- **BRIEF**
Without the pictures, repeat the listing character for character.

- **MATERIAL**
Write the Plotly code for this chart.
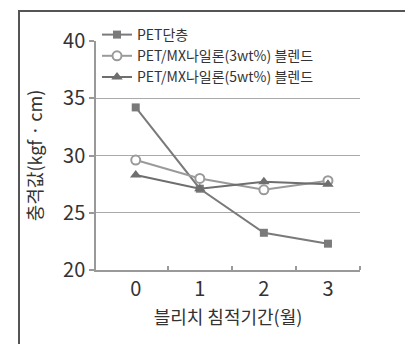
import plotly.graph_objects as go

months = [0, 1, 2, 3]
tick_labels = ["0", "1", "2", "3"]
y_ticks = [20, 25, 30, 35, 40]
pet_single = [34.2, 27.1, 23.25, 22.3]
pet_mx3 = [29.6, 28.0, 27.0, 27.8]
pet_mx5 = [28.3, 27.1, 27.7, 27.5]

names = ["PET단층", "PET/MX나일론(3wt%) 블렌드", "PET/MX나일론(5wt%) 블렌드"]

FONT = "Liberation Sans Narrow, Noto Sans CJK KR, sans-serif"
W, H = 413, 344
L, R, T, B = 88, 61, 33, 82
pw, ph = W - L - R, H - T - B

fig = go.Figure()
fig.add_trace(go.Scatter(x=months, y=pet_single, name=names[0], mode="lines+markers",
                         line=dict(color="#7a7a7a", width=2),
                         marker=dict(symbol="square", size=8, color="#7a7a7a")))
fig.add_trace(go.Scatter(x=months, y=pet_mx3, name=names[1], mode="lines+markers",
                         line=dict(color="#9a9a9a", width=2),
                         marker=dict(symbol="circle", size=9, color="white",
                                     line=dict(color="#9a9a9a", width=2))))
fig.add_trace(go.Scatter(x=months, y=pet_mx5, name=names[2], mode="lines+markers",
                         line=dict(color="#6e6e6e", width=2),
                         marker=dict(symbol="triangle-up", size=10, color="#6e6e6e")))

def px_x(p):
    return (p - L) / pw

def px_y(p):
    return (H - B - p) / ph

fig.add_shape(type="rect", xref="paper", yref="paper",
              x0=px_x(11), x1=px_x(425), y0=px_y(342), y1=px_y(3),
              line=dict(color="#555555", width=2), fillcolor="rgba(0,0,0,0)")

fig.update_layout(
    width=W, height=H,
    margin=dict(l=L, r=R, t=T, b=B, autoexpand=False),
    paper_bgcolor="white", plot_bgcolor="white",
    font=dict(family=FONT, color="#333333"),
    showlegend=True,
    legend=dict(x=px_x(89), y=px_y(11), xanchor="left", yanchor="top",
                bgcolor="rgba(0,0,0,0)", font=dict(size=14, family=FONT, color="#333333"),
                tracegroupgap=0, itemwidth=30),
    xaxis=dict(range=[-0.62, 3.5], tickmode="array", tickvals=months, ticktext=tick_labels,
               ticks="", showgrid=False, zeroline=False,
               showline=True, linecolor="#999999", linewidth=1.5,
               tickfont=dict(size=20, family=FONT, color="#333333"),
               ticklabelstandoff=0,
               minor=dict(tickmode="array", tickvals=[0.5, 1.5, 2.5, 3.5], ticks="inside",
                          ticklen=4, tickcolor="#999999", tickwidth=1.5, showgrid=False),
               title=dict(text="블리치 침적기간(월)", font=dict(size=18, family=FONT, color="#333333"),
                          standoff=11)),
    yaxis=dict(range=[20, 40], tickmode="array", tickvals=y_ticks,
               ticks="outside", ticklen=5, tickcolor="#999999", tickwidth=1.5,
               showgrid=True, gridcolor="#aaaaaa", gridwidth=1, zeroline=False,
               showline=True, linecolor="#999999", linewidth=1.5,
               tickfont=dict(size=20, family=FONT, color="#333333"),
               ticksuffix="\u00a0",
               title=dict(text="충격값(kgf · cm)", font=dict(size=18, family=FONT, color="#333333"),
                          standoff=16)),
)

fig.write_html("out.html")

- **SOLUTION FOR THIS EXERCISE**
Write the Plotly code for this chart.
import plotly.graph_objects as go

months = [0, 1, 2, 3]
tick_labels = ["0", "1", "2", "3"]
y_ticks = [20, 25, 30, 35, 40]
pet_single = [34.2, 27.1, 23.25, 22.3]
pet_mx3 = [29.6, 28.0, 27.0, 27.8]
pet_mx5 = [28.3, 27.1, 27.7, 27.5]

names = ["PET단층", "PET/MX나일론(3wt%) 블렌드", "PET/MX나일론(5wt%) 블렌드"]

FONT = "Liberation Sans Narrow, Noto Sans CJK KR, sans-serif"
W, H = 413, 344
L, R, T, B = 88, 61, 33, 82
pw, ph = W - L - R, H - T - B

fig = go.Figure()
fig.add_trace(go.Scatter(x=months, y=pet_single, name=names[0], mode="lines+markers",
                         line=dict(color="#7a7a7a", width=2),
                         marker=dict(symbol="square", size=8, color="#7a7a7a")))
fig.add_trace(go.Scatter(x=months, y=pet_mx3, name=names[1], mode="lines+markers",
                         line=dict(color="#9a9a9a", width=2),
                         marker=dict(symbol="circle", size=9, color="white",
                                     line=dict(color="#9a9a9a", width=2))))
fig.add_trace(go.Scatter(x=months, y=pet_mx5, name=names[2], mode="lines+markers",
                         line=dict(color="#6e6e6e", width=2),
                         marker=dict(symbol="triangle-up", size=10, color="#6e6e6e")))

def px_x(p):
    return (p - L) / pw

def px_y(p):
    return (H - B - p) / ph

fig.add_shape(type="rect", xref="paper", yref="paper",
              x0=px_x(11), x1=px_x(425), y0=px_y(342), y1=px_y(3),
              line=dict(color="#555555", width=2), fillcolor="rgba(0,0,0,0)")

fig.update_layout(
    width=W, height=H,
    margin=dict(l=L, r=R, t=T, b=B, autoexpand=False),
    paper_bgcolor="white", plot_bgcolor="white",
    font=dict(family=FONT, color="#333333"),
    showlegend=True,
    legend=dict(x=px_x(89), y=px_y(11), xanchor="left", yanchor="top",
                bgcolor="rgba(0,0,0,0)", font=dict(size=14, family=FONT, color="#333333"),
                tracegroupgap=0, itemwidth=30),
    xaxis=dict(range=[-0.62, 3.5], tickmode="array", tickvals=months, ticktext=tick_labels,
               ticks="", showgrid=False, zeroline=False,
               showline=True, linecolor="#999999", linewidth=1.5,
               tickfont=dict(size=20, family=FONT, color="#333333"),
               ticklabelstandoff=0,
               minor=dict(tickmode="array", tickvals=[0.5, 1.5, 2.5, 3.5], ticks="inside",
                          ticklen=4, tickcolor="#999999", tickwidth=1.5, showgrid=False),
               title=dict(text="블리치 침적기간(월)", font=dict(size=18, family=FONT, color="#333333"),
                          standoff=11)),
    yaxis=dict(range=[20, 40], tickmode="array", tickvals=y_ticks,
               ticks="outside", ticklen=5, tickcolor="#999999", tickwidth=1.5,
               showgrid=True, gridcolor="#aaaaaa", gridwidth=1, zeroline=False,
               showline=True, linecolor="#999999", linewidth=1.5,
               tickfont=dict(size=20, family=FONT, color="#333333"),
               ticksuffix="\u00a0",
               title=dict(text="충격값(kgf · cm)", font=dict(size=18, family=FONT, color="#333333"),
                          standoff=16)),
)

fig.write_html("out.html")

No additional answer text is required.